The request –
Give only the number of lines in the data that include the string "with".

Material provided –
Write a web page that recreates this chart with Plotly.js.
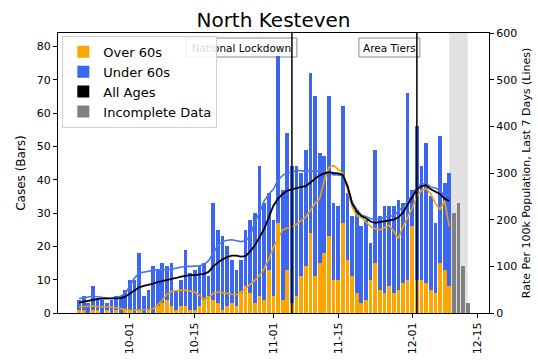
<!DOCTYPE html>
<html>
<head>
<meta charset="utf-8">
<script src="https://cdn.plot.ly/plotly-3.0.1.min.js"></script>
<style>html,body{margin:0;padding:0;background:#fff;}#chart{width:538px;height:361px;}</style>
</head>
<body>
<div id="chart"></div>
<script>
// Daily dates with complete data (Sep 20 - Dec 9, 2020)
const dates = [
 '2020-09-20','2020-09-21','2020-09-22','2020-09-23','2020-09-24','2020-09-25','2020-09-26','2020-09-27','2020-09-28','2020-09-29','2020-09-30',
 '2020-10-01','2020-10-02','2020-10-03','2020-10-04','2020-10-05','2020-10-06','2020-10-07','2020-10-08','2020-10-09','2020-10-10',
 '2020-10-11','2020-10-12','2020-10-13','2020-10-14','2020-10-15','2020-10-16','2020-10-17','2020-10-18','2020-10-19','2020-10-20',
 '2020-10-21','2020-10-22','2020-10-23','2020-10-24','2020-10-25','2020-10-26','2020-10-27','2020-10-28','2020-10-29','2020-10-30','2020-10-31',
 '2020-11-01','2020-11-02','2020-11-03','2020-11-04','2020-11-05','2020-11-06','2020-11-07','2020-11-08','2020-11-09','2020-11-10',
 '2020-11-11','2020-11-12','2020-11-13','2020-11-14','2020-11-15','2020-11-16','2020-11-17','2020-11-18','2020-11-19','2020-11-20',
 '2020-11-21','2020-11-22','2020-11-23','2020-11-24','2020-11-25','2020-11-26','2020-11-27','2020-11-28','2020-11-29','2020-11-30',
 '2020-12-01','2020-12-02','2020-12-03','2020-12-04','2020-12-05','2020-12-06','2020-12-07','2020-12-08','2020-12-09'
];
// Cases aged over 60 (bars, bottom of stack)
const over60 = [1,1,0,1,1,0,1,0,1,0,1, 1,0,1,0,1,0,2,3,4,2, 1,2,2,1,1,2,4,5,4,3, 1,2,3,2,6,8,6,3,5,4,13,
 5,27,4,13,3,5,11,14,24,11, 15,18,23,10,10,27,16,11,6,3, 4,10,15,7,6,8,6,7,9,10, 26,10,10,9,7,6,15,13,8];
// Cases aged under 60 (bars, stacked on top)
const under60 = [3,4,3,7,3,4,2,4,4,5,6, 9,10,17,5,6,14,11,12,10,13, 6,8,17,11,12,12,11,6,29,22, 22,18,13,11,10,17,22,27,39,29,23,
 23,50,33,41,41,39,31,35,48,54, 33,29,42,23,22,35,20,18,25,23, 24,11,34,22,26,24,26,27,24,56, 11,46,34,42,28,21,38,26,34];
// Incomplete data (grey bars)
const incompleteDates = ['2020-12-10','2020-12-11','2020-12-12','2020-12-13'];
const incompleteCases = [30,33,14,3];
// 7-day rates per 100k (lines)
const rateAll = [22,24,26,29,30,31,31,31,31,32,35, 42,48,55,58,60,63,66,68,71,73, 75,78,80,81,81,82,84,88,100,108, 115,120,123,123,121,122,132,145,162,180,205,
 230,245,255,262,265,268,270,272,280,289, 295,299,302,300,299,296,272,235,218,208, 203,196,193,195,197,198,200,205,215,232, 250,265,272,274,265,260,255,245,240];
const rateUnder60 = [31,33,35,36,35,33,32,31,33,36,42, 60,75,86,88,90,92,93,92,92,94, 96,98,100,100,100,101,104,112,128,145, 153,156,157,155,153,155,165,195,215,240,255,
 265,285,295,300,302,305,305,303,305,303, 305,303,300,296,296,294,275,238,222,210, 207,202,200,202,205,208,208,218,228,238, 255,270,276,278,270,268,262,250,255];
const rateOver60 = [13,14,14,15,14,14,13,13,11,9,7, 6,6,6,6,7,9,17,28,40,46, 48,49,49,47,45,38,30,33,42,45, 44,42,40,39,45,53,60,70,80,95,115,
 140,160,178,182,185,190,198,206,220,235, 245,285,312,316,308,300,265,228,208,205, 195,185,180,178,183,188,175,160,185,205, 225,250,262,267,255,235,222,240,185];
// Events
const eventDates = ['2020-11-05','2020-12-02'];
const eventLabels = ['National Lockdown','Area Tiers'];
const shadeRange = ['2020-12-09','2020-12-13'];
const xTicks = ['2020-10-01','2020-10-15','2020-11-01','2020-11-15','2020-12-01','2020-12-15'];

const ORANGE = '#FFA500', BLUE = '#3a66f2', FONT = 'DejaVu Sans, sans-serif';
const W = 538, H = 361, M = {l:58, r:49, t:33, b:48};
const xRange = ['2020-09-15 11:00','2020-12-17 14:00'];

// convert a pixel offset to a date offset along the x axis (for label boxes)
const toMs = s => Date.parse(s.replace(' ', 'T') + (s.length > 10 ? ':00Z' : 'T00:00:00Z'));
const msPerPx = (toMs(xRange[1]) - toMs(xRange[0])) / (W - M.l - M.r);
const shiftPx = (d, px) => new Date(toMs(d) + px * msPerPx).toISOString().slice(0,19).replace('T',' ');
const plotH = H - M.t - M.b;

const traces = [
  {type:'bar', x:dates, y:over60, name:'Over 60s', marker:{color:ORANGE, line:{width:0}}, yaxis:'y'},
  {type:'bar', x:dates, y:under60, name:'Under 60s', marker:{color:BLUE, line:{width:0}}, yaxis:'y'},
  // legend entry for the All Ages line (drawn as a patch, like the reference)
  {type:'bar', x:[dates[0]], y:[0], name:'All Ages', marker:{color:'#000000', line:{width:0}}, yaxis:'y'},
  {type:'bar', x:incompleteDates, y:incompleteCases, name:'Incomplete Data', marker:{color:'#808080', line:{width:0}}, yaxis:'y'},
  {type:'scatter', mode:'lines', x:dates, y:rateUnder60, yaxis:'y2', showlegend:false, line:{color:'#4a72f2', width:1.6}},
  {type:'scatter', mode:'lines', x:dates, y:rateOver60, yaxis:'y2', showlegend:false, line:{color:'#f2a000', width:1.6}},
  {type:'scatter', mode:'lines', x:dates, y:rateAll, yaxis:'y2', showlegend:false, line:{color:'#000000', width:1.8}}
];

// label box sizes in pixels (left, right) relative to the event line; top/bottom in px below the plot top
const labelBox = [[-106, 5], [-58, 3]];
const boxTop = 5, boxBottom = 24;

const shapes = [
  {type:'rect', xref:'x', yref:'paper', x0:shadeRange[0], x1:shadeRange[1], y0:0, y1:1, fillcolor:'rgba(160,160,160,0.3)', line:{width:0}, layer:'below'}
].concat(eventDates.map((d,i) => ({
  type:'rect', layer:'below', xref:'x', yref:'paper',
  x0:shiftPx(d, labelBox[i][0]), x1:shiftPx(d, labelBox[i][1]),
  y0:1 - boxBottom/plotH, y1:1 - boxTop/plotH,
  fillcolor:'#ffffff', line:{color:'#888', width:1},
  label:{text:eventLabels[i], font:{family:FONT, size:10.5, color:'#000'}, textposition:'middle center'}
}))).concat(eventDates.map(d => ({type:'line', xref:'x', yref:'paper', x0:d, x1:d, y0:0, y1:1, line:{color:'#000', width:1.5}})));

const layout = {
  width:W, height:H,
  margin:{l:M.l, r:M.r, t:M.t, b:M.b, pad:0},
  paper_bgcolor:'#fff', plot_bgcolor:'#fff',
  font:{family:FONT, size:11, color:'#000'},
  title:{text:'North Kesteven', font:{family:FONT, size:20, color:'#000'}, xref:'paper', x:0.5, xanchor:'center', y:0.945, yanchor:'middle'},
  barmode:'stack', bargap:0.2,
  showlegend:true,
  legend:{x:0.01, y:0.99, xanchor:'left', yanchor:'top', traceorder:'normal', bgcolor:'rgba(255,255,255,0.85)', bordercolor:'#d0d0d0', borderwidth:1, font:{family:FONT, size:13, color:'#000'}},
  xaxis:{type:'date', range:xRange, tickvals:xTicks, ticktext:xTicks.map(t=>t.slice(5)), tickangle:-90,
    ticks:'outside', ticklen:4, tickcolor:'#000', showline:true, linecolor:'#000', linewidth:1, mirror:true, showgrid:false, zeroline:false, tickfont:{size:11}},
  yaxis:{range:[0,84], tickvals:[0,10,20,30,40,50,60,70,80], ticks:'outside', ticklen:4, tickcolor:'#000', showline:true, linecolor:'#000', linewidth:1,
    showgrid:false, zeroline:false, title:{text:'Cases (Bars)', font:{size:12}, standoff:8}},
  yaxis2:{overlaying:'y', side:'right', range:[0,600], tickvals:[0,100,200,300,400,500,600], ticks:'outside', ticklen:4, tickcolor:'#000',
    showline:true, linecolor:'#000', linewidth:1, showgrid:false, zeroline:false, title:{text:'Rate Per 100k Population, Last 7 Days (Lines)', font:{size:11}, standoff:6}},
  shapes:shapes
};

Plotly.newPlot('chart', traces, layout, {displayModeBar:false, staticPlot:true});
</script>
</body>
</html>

Result below –
2